#### INSTRUCTIONS TO FOLLOW:
Omit all pictures, then retype the data exactly as given.

--- START OF PROVIDED MATERIAL ---

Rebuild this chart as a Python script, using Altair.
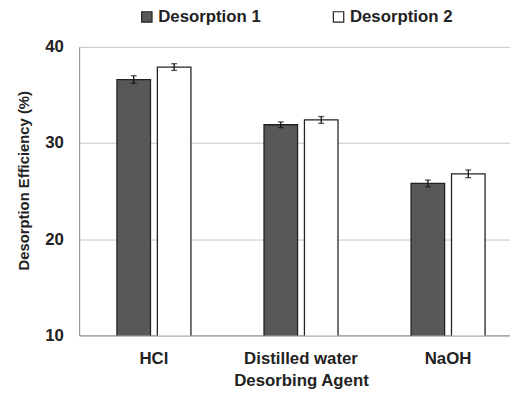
import altair as alt
import pandas as pd

agents = ["HCl", "Distilled water", "NaOH"]
series = ["Desorption 1", "Desorption 2"]
d1 = [36.6, 31.9, 25.8]
d2 = [37.9, 32.4, 26.8]
e1 = [0.4, 0.3, 0.35]
e2 = [0.35, 0.35, 0.4]

rows = []
for i, a in enumerate(agents):
    rows.append({"agent": a, "series": series[0], "value": d1[i], "lo": d1[i] - e1[i], "hi": d1[i] + e1[i]})
    rows.append({"agent": a, "series": series[1], "value": d2[i], "lo": d2[i] - e2[i], "hi": d2[i] + e2[i]})
df = pd.DataFrame(rows)

FONT = "Liberation Sans"
TXT = "#222222"

xenc = alt.X("agent:N", sort=agents, title="Desorbing Agent",
             scale=alt.Scale(paddingInner=0.383, paddingOuter=0.2, range=[0, 449]),
             axis=alt.Axis(labelAngle=0, ticks=False, domainColor="#888888", labelPadding=15,
                           titlePadding=7, labelFontSize=17, titleFontSize=17))
xoff = alt.XOffset("series:N", sort=series, scale=alt.Scale(paddingInner=0.17, paddingOuter=0.207))
yscale = alt.Scale(domain=[10, 40])

bars = alt.Chart(df).mark_bar(stroke="#222222", strokeWidth=1.3, clip=True).encode(
    x=xenc,
    xOffset=xoff,
    y=alt.Y("value:Q", scale=yscale, title="Desorption Efficiency (%)",
            axis=alt.Axis(values=[10, 20, 30, 40], ticks=False, grid=True, gridColor="#c4c4c4",
                          domainColor="#888888", labelPadding=16, titlePadding=13,
                          labelFontSize=17, titleFontSize=15, titleY=135)),
    color=alt.Color("series:N", sort=series,
                    scale=alt.Scale(domain=series, range=["#585858", "#ffffff"]),
                    legend=alt.Legend(title=None, orient="none", direction="horizontal",
                                      legendX=60, legendY=-39, symbolType="square",
                                      symbolSize=110, symbolStrokeColor="#222222",
                                      symbolStrokeWidth=1.2, labelFontSize=17,
                                      labelOffset=3, columnPadding=70)),
)

err = alt.Chart(df).mark_rule(color="#111111", strokeWidth=1.3).encode(
    x=alt.X("agent:N", sort=agents), xOffset=xoff,
    y=alt.Y("lo:Q", scale=yscale), y2="hi:Q")
cap_lo = alt.Chart(df).mark_tick(color="#111111", size=6, thickness=1.3, orient="horizontal").encode(
    x=alt.X("agent:N", sort=agents), xOffset=xoff, y=alt.Y("lo:Q", scale=yscale))
cap_hi = alt.Chart(df).mark_tick(color="#111111", size=6, thickness=1.3, orient="horizontal").encode(
    x=alt.X("agent:N", sort=agents), xOffset=xoff, y=alt.Y("hi:Q", scale=yscale))

chart = alt.layer(bars, err, cap_lo, cap_hi).properties(
    width=436, height=292,
    autosize=alt.AutoSizeParams(type="none"),
    padding={"left": 72, "top": 37, "right": 0, "bottom": 59}
).configure_view(stroke=None).configure_axis(
    labelFont=FONT, titleFont=FONT, labelFontWeight="bold", titleFontWeight="bold",
    labelColor=TXT, titleColor=TXT
).configure_legend(labelFont=FONT, labelFontWeight="bold", labelColor=TXT)

chart.save("out.html", embed_options={"renderer": "svg", "actions": False})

--- END OF PROVIDED MATERIAL ---

#### COMPLETE RESPONSE:
Rebuild this chart as a Python script, using Altair.
import altair as alt
import pandas as pd

agents = ["HCl", "Distilled water", "NaOH"]
series = ["Desorption 1", "Desorption 2"]
d1 = [36.6, 31.9, 25.8]
d2 = [37.9, 32.4, 26.8]
e1 = [0.4, 0.3, 0.35]
e2 = [0.35, 0.35, 0.4]

rows = []
for i, a in enumerate(agents):
    rows.append({"agent": a, "series": series[0], "value": d1[i], "lo": d1[i] - e1[i], "hi": d1[i] + e1[i]})
    rows.append({"agent": a, "series": series[1], "value": d2[i], "lo": d2[i] - e2[i], "hi": d2[i] + e2[i]})
df = pd.DataFrame(rows)

FONT = "Liberation Sans"
TXT = "#222222"

xenc = alt.X("agent:N", sort=agents, title="Desorbing Agent",
             scale=alt.Scale(paddingInner=0.383, paddingOuter=0.2, range=[0, 449]),
             axis=alt.Axis(labelAngle=0, ticks=False, domainColor="#888888", labelPadding=15,
                           titlePadding=7, labelFontSize=17, titleFontSize=17))
xoff = alt.XOffset("series:N", sort=series, scale=alt.Scale(paddingInner=0.17, paddingOuter=0.207))
yscale = alt.Scale(domain=[10, 40])

bars = alt.Chart(df).mark_bar(stroke="#222222", strokeWidth=1.3, clip=True).encode(
    x=xenc,
    xOffset=xoff,
    y=alt.Y("value:Q", scale=yscale, title="Desorption Efficiency (%)",
            axis=alt.Axis(values=[10, 20, 30, 40], ticks=False, grid=True, gridColor="#c4c4c4",
                          domainColor="#888888", labelPadding=16, titlePadding=13,
                          labelFontSize=17, titleFontSize=15, titleY=135)),
    color=alt.Color("series:N", sort=series,
                    scale=alt.Scale(domain=series, range=["#585858", "#ffffff"]),
                    legend=alt.Legend(title=None, orient="none", direction="horizontal",
                                      legendX=60, legendY=-39, symbolType="square",
                                      symbolSize=110, symbolStrokeColor="#222222",
                                      symbolStrokeWidth=1.2, labelFontSize=17,
                                      labelOffset=3, columnPadding=70)),
)

err = alt.Chart(df).mark_rule(color="#111111", strokeWidth=1.3).encode(
    x=alt.X("agent:N", sort=agents), xOffset=xoff,
    y=alt.Y("lo:Q", scale=yscale), y2="hi:Q")
cap_lo = alt.Chart(df).mark_tick(color="#111111", size=6, thickness=1.3, orient="horizontal").encode(
    x=alt.X("agent:N", sort=agents), xOffset=xoff, y=alt.Y("lo:Q", scale=yscale))
cap_hi = alt.Chart(df).mark_tick(color="#111111", size=6, thickness=1.3, orient="horizontal").encode(
    x=alt.X("agent:N", sort=agents), xOffset=xoff, y=alt.Y("hi:Q", scale=yscale))

chart = alt.layer(bars, err, cap_lo, cap_hi).properties(
    width=436, height=292,
    autosize=alt.AutoSizeParams(type="none"),
    padding={"left": 72, "top": 37, "right": 0, "bottom": 59}
).configure_view(stroke=None).configure_axis(
    labelFont=FONT, titleFont=FONT, labelFontWeight="bold", titleFontWeight="bold",
    labelColor=TXT, titleColor=TXT
).configure_legend(labelFont=FONT, labelFontWeight="bold", labelColor=TXT)

chart.save("out.html", embed_options={"renderer": "svg", "actions": False})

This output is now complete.